If both inputs carry usable raErr/decErr columns, the score is the 2D Gaussian negative log-likelihood of the position residual (0.5 * chi^2 + 0.5 * ln(var_ra * var_dec)), so the match prefers the most likely object, not merely the nearest or the lowest-chi^2 one (see _position_nll).
Otherwise, the distance (in radians) is used as the score.

No candidates are dropped by the score itself: every pair within max_dist is retained, and the score is used only to rank them.

raErr and decErr are taken to follow the LSST DPDD convention: each is the marginal uncertainty of the catalog coordinate itself in degrees (no cos(dec) factor folded into raErr). Under that convention the cos(dec) factor cancels between residual and uncertainty, and chi^2 reduces to dRA^2 / sum(raErr^2) + dDec^2 / sum(decErr^2).

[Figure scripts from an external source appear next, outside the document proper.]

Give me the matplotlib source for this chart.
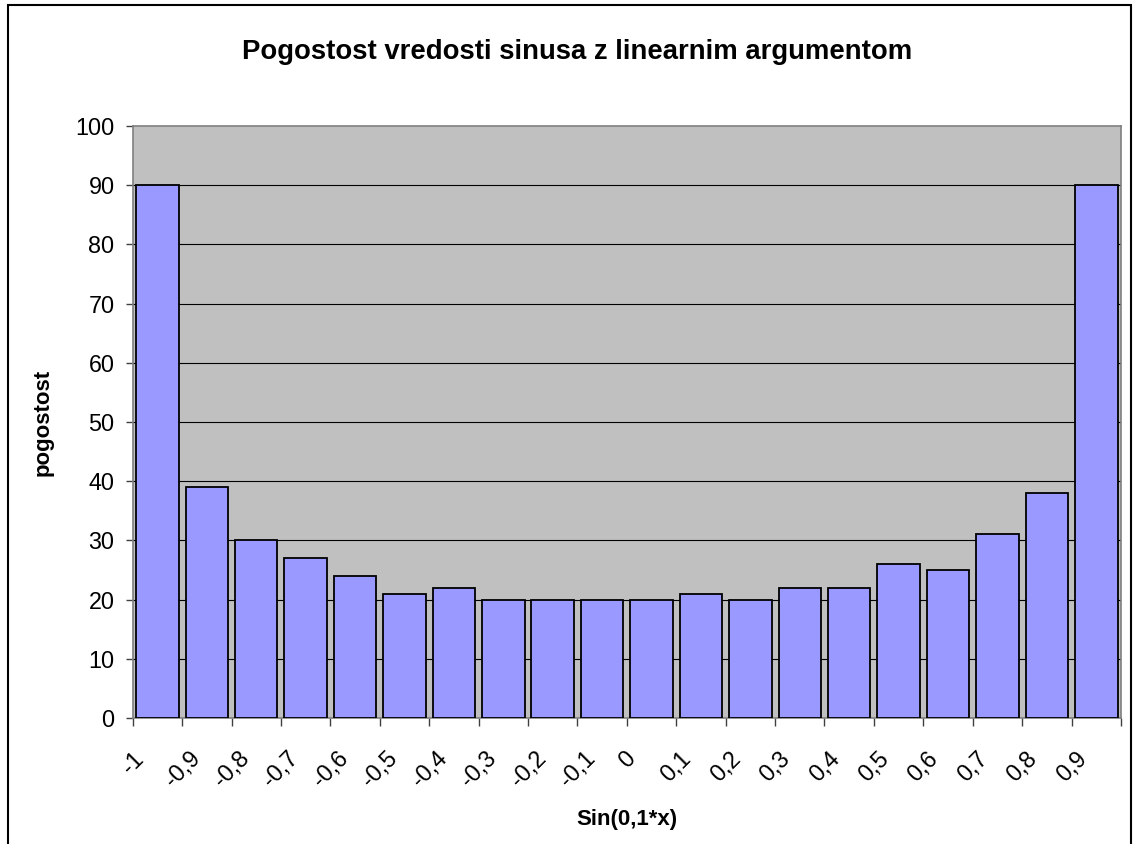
import matplotlib
matplotlib.use("Agg")
import matplotlib.pyplot as plt
from matplotlib.patches import Rectangle

plt.rcParams["font.family"] = ["Liberation Sans", "DejaVu Sans"]

# histogram counts per bin of sin(0.1*x)
labels = ["-1", "-0,9", "-0,8", "-0,7", "-0,6", "-0,5", "-0,4", "-0,3", "-0,2", "-0,1",
          "0", "0,1", "0,2", "0,3", "0,4", "0,5", "0,6", "0,7", "0,8", "0,9"]
counts = [90, 39, 30, 27, 24, 21, 22, 20, 20, 20,
          20, 21, 20, 22, 22, 26, 25, 31, 38, 90]

fig = plt.figure(figsize=(11.33, 8.44), dpi=100)
fig.patches.append(Rectangle((8 / 1133, -0.01), 1123 / 1133, 1 - 5 / 844 + 0.01,
                             transform=fig.transFigure, fill=False,
                             edgecolor="black", linewidth=1.5))

ax = fig.add_axes([0.1171, 0.1493, 0.8723, 0.7014])
ax.set_facecolor("#C0C0C0")

x = list(range(len(counts)))
ax.bar(x, counts, width=0.86, color="#9999FF", edgecolor="black",
       linewidth=1.3, zorder=3)

ax.set_xlim(-0.5, len(counts) - 0.5)
ax.set_ylim(0, 100)
ax.set_yticks(range(0, 101, 10))
for y in range(10, 100, 10):
    ax.axhline(y, color="black", linewidth=0.8, zorder=1)

ticks = [i - 0.5 for i in range(len(counts) + 1)]
ax.set_xticks(ticks)
ax.set_xticklabels(labels + [""], rotation=45, ha="center")

for s in ax.spines.values():
    s.set_color("#808080")
    s.set_linewidth(1.2)

ax.tick_params(axis="y", labelsize=16.8, length=5, width=1, color="#404040", pad=8)
ax.tick_params(axis="x", labelsize=16.8, length=6, width=1, color="#404040", pad=15)

ax.set_xlabel("Sin(0,1*x)", fontsize=16, fontweight="bold", labelpad=12)
ax.set_ylabel("pogostost", fontsize=16, fontweight="bold", labelpad=16)
fig.text(0.509, 1 - 52 / 844, "Pogostost vredosti sinusa z linearnim argumentom",
         ha="center", va="center", fontsize=19.8, fontweight="bold")

fig.savefig("out.png", dpi=100)
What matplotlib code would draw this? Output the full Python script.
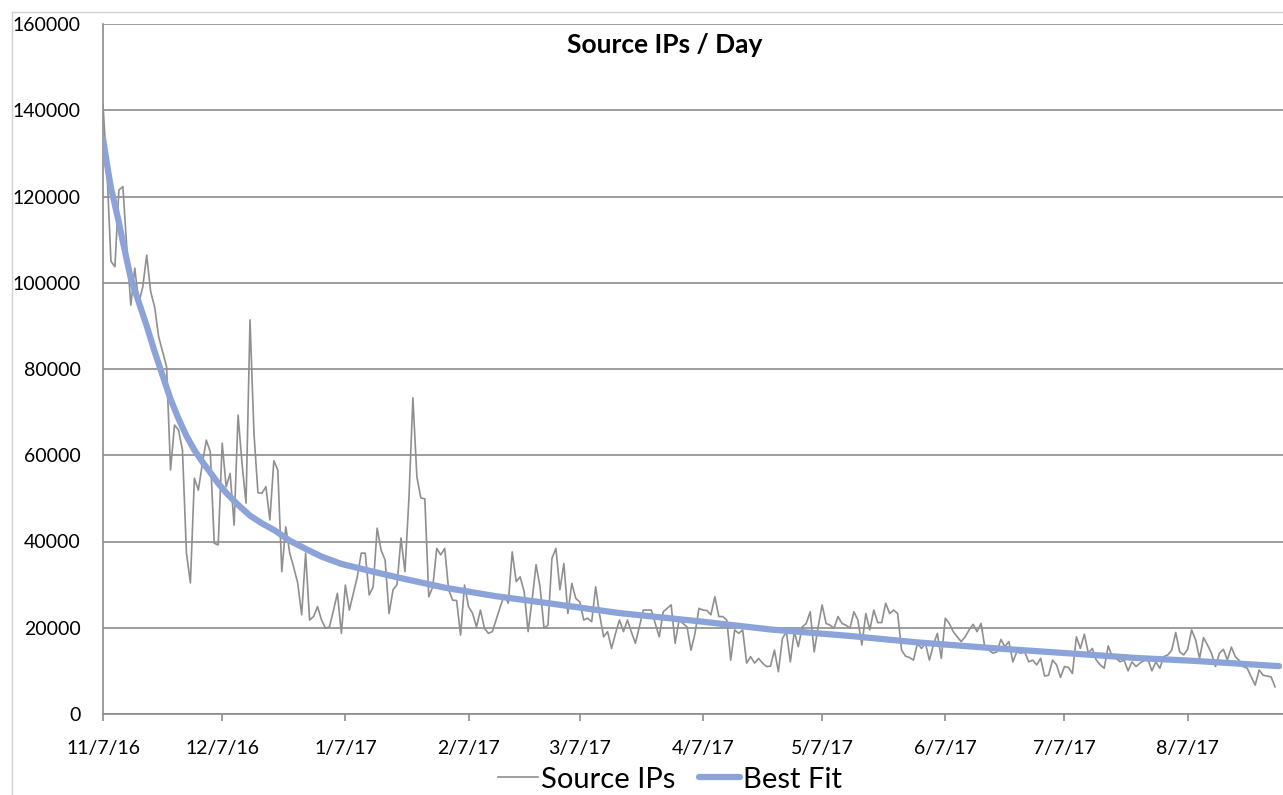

max_dist is both the candidate pre-filter and the association radius: every pair within it is retained, and the score is used only to rank candidates in the downstream match.

Parameters#

dia_objects, dia_sourcespandas.DataFrame: Must contain ra and dec; raErr and decErr are used when present.
max_distlsst.geom.Angle: Hard angular upper bound on candidate pairs.

Returns#

resultlsst.pipe.base.Struct

Flat candidate-pair table:

src_idxnumpy.ndarray of int
Positional source index for each surviving pair.
obj_idxnumpy.ndarray of int
Positional object index for each surviving pair.
scoresnumpy.ndarray of float
Cost of each pair (position negative log-likelihood if uncertainty-based, chord distance in radians otherwise). Lower is better; NLL values may be negative.
unmatched_costfloat
Cost to assign to the synthetic ‘no-match’ alternative in the linear-assignment match — set so that any surviving real candidate is preferred.